Gebruikte begrippen waarvan de betekenis niet zondermeer duidelijk is worden hier omschreven.

Het begrip ‘maatschappelijke participatie’ is hier omschreven, ter uitvoering van de opdracht van de wetgever, bedoeld in artikel 8, eerste lid, onderdeel g WWB. Er is gekozen voor een ruime betekenis. Maatschappelijke participatie kan op vele wijzen plaatsvinden en niet ieder kind is hetzelfde. In het vervolg van de verordening wordt verduidelijkt op welke wijze gemeenteraad en college invulling geven aan de ondersteuning van maatschappelijke participatie.

Het begrip ‘voorziening’ is in de verordening gebruikt en heeft een ruime betekenis gekregen. In wezen wordt met iedere vorm van financiële ondersteuning of ondersteuning in natura door het college die specifiek is bestemd voor de maatschappelijke participatie van kinderen, uitvoering gegeven aan de wens van de wetgever als verwoord in de Memorie van Toelichting op artikel 8, eerste lid, onderdeel g WWB. Een dergelijke voorziening kan bijzondere bijstand zijn, maar ook een tegemoetkoming of kostenvergoeding dan wel een subsidie of verstrekking ‘in natura’, zolang dit maar bijdraagt aan de participatie.

‘Schoolgaand kind’ is gedefinieerd.
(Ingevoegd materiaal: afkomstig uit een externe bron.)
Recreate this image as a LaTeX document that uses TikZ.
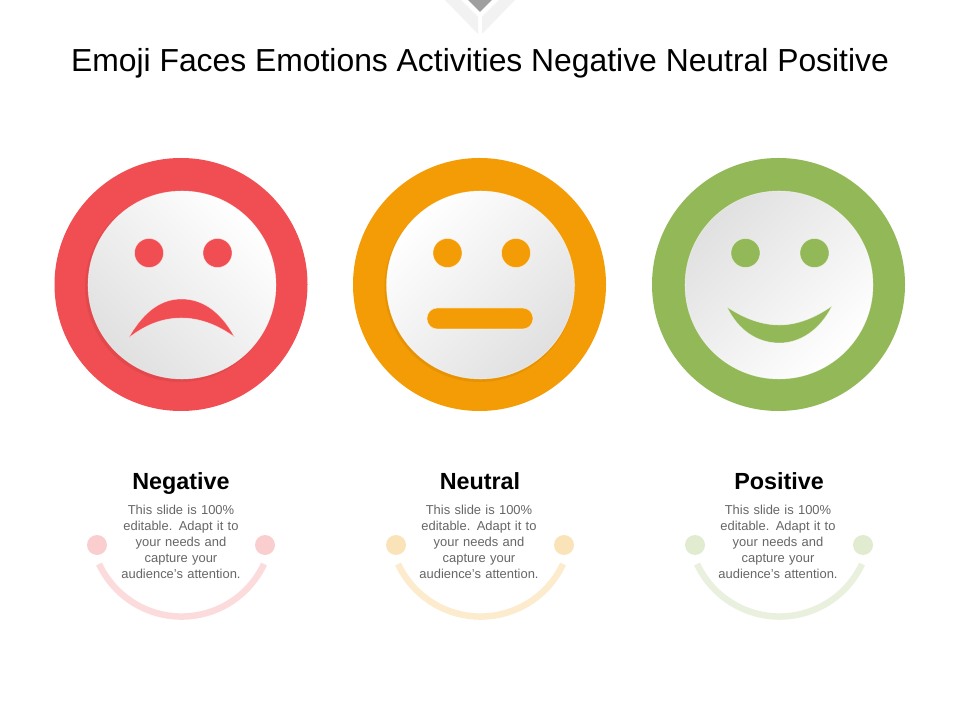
\documentclass[tikz,border=0pt]{standalone}
\usepackage{tikz}
\usepackage{fontspec}
\setmainfont{Liberation Sans}
\definecolor{negred}{HTML}{F04E52}
\definecolor{neuorange}{HTML}{F49C06}
\definecolor{posgreen}{HTML}{93B858}
\definecolor{bodygray}{HTML}{666666}
\tikzset{
  headtext/.style={font=\fontsize{16.6}{19}\selectfont\bfseries,text=black,anchor=base},
  bodytext/.style={font=\fontsize{9.2}{11.3}\selectfont,text=bodygray,align=center,text width=130pt},
  smileline/.style={line width=4.6pt,opacity=0.2},
  facedisc/.style={top color=white,bottom color=gray!24,shading angle=#1},
  discshadow/.style={fill=black,opacity=0.06},
  facemark/.style={fill=#1,draw=white,draw opacity=0.55,line width=0.4pt},
}
\begin{document}
\begin{tikzpicture}[x=0.025cm,y=-0.025cm]
\useasboundingbox (0,0) rectangle (960,720);
\fill[white] (0,0) rectangle (960,720);

% top mark
\fill[gray!10] (445,0) -- (461,0) -- (478,17) -- (478,34) -- cycle;
\fill[gray!10] (515,0) -- (499,0) -- (482,17) -- (482,34) -- cycle;
\fill[gray!75] (468,0) -- (492,0) -- (480,12) -- cycle;

\node[font=\fontsize{22.65}{28}\selectfont,anchor=base] (title) at (480,72) {Emoji Faces Emotions Activities Negative Neutral Positive};

% negative face
\fill[negred] (181,284.5) circle (126.5);
\fill[discshadow] (180,287) circle (95);
\shade[facedisc=-45] (182,285) circle (94);
\draw[white,opacity=0.5,line width=0.4pt] (182,285) circle (94);
\draw[facemark=negred] (149,253) circle (14.5);
\draw[facemark=negred] (217.5,253) circle (14.5);
\draw[facemark=negred] (128.5,338) .. controls (145,309) and (163,299) .. (181.5,299) .. controls (201,299) and (220,310) .. (234.5,337) .. controls (218,325) and (200,318) .. (181.5,318) .. controls (162,318) and (145,325) .. cycle;

% neutral face
\fill[neuorange] (479.5,284.5) circle (126.5);
\fill[discshadow] (479.5,287) circle (95);
\shade[facedisc=45] (480.5,285) circle (94);
\draw[white,opacity=0.5,line width=0.4pt] (480.5,285) circle (94);
\draw[facemark=neuorange] (447.5,253) circle (14.5);
\draw[facemark=neuorange] (516,253) circle (14.5);
\draw[facemark=neuorange,rounded corners=0.26cm] (427,308) rectangle (533,329);

% positive face
\fill[posgreen] (778.5,284.5) circle (126.5);
\shade[facedisc=-135] (779,285) circle (94);
\draw[white,opacity=0.5,line width=0.4pt] (779,285) circle (94);
\draw[facemark=posgreen] (745.5,253) circle (14.5);
\draw[facemark=posgreen] (814.5,253) circle (14.5);
\draw[facemark=posgreen] (727,307) .. controls (745,319) and (762,325) .. (779.5,325) .. controls (797,325) and (815,318) .. (832,306) .. controls (820,330) and (800,343) .. (779.5,343) .. controls (757,343) and (738,330) .. cycle;

% labels
\node[headtext] (neghead) at (181,490) {Negative};
\node[headtext] (neuhead) at (480,490) {Neutral};
\node[headtext] (poshead) at (779,490) {Positive};
\node[bodytext] (negbody) at (181,542) {This slide is 100\%\\ editable. Adapt it to\\ your needs and\\ capture your\\ audience's attention.};
\node[bodytext] (neubody) at (479,542) {This slide is 100\%\\ editable. Adapt it to\\ your needs and\\ capture your\\ audience's attention.};
\node[bodytext] (posbody) at (778,542) {This slide is 100\%\\ editable. Adapt it to\\ your needs and\\ capture your\\ audience's attention.};

% small smiles
\fill[negred,opacity=0.28] (97,545) circle (10);
\fill[negred,opacity=0.28] (265,545) circle (10);
\draw[negred,smileline] (264,564) arc[start angle=25,end angle=155,radius=91];
\fill[neuorange,opacity=0.28] (396,545) circle (10);
\fill[neuorange,opacity=0.28] (564,545) circle (10);
\draw[neuorange,smileline] (563,564) arc[start angle=25,end angle=155,radius=91];
\fill[posgreen,opacity=0.28] (695,545) circle (10);
\fill[posgreen,opacity=0.28] (863,545) circle (10);
\draw[posgreen,smileline] (862,564) arc[start angle=25,end angle=155,radius=91];
\end{tikzpicture}
\end{document}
Schoolgaande kinderen staan centraal in het beleid m.b.t. maatschappelijke participatie. Dit begrip wordt ook genoemd in artikel 8, eerste lid, onderdeel g, WWB maar niet nader omschreven. Onder schoolgaande kinderen wordt in dit verband verstaan, niet alleen kinderen die feitelijk schoolgaand zijn, maar ook zij die de verplichting hebben omdat ze onder de leerplicht of kwalificatieplicht vallen.

Het begrip ‘laag inkomen’ is omschreven, omdat daarmee in deze verordening de doelgroep van het gemeentelijk armoedebeleid wordt aangeduid.

Artikel 2 Toepassingsbereik

In artikel 2 is verduidelijkt wat de gemeenteraad als zijn taak aanmerkt. Die taak is enerzijds gelegen in het in algemene zin vergroten van de maatschappelijke participatie van de doelgroep (kwalitatief) en anderzijds het terugdringen van het aantal kinderen dat onvoldoende participeert (kwantitatief). In het tweede lid is aangegeven wat gegeven die taken, het doel is van deze verordening.

Artikel 3 Verantwoordelijkheid college

Met betrekking tot het beleid, gericht op maatschappelijke kinderparticipatie, krijgt het college in dit artikel nog enkele opdrachten. Allereerst is in lid 1 bepaald dat het college zich inzet voor dienstverlening door derden aan kinderen die bijdraagt aan maatschappelijke participatie. Maatschappelijke participatie is niet een exclusieve taak van de overheid. Ook allerlei maatschappelijke instellingen dragen daaraan bij. Het college krijgt de opdracht om te zoeken naar wegen om de dienstverlening van dergelijke instellingen te ondersteunen zodat de participatie wordt bevorderd.

In het tweede lid is vastgelegd dat het college de opdracht krijgt om zelfstandig vormen van ondersteuning te creëren die de participatie ondersteunen.

Het derde lid geeft uitdrukking aan de idee dat samenwerking gewenst c.q. noodzakelijk is in het bevorderen van maatschappelijke participatie. Armoedebestrijding is niet alleen iets van gemeenten, maatschappelijke instellingen spelen hier ook een belangrijke rol bij.

Het vierde lid geeft aan waarin en wanneer het beleid verantwoording aflegt aan de raad over het gevoerde beleid.

Artikel 4 Voorzieningen

In dit artikel wordt aangegeven aan welk beleid het college uitvoering moet geven. Dit beleid wordt in korte schetsen in hoofdlijnen aangeduid. In lid 4 wordt verwezen naar andere regelingen buiten de WWB. Met de voorzieningen die worden aangeboden in deze regelingen wordt ook uitvoering gegeven aan de opdracht van de wetgever in artikel 8, eerste lid, onderdeel g WWB.

Artikel 5 Vorm van een voorziening

Het college kiest de vorm van een voorziening, tenzij daarover reeds iets is bepaald in deze verordening of de gemeenteraad langs andere wegen daarover ander een standpunt inneemt. Uitgangspunt is de meest doeltreffende vorm, uiteraard voor zover dat financieel- en uitvoeringstechnisch realiseerbaar is.

Artikel 6 Inwerkingtreding

De datum van inwerkingtreding is uiteraard 1 januari 2012. Hoewel in artikel 78v WWB is opgenomen dat de verordeningsplicht geen structureel karakter heeft, is geen concrete datum genoemd waarop die plicht komt te vervallen. Om die reden is er geen horizonbepaling opgenomen in de verordening.

Artikel 7 Citeertitel

Dit artikel behoeft geen verdere toelichting.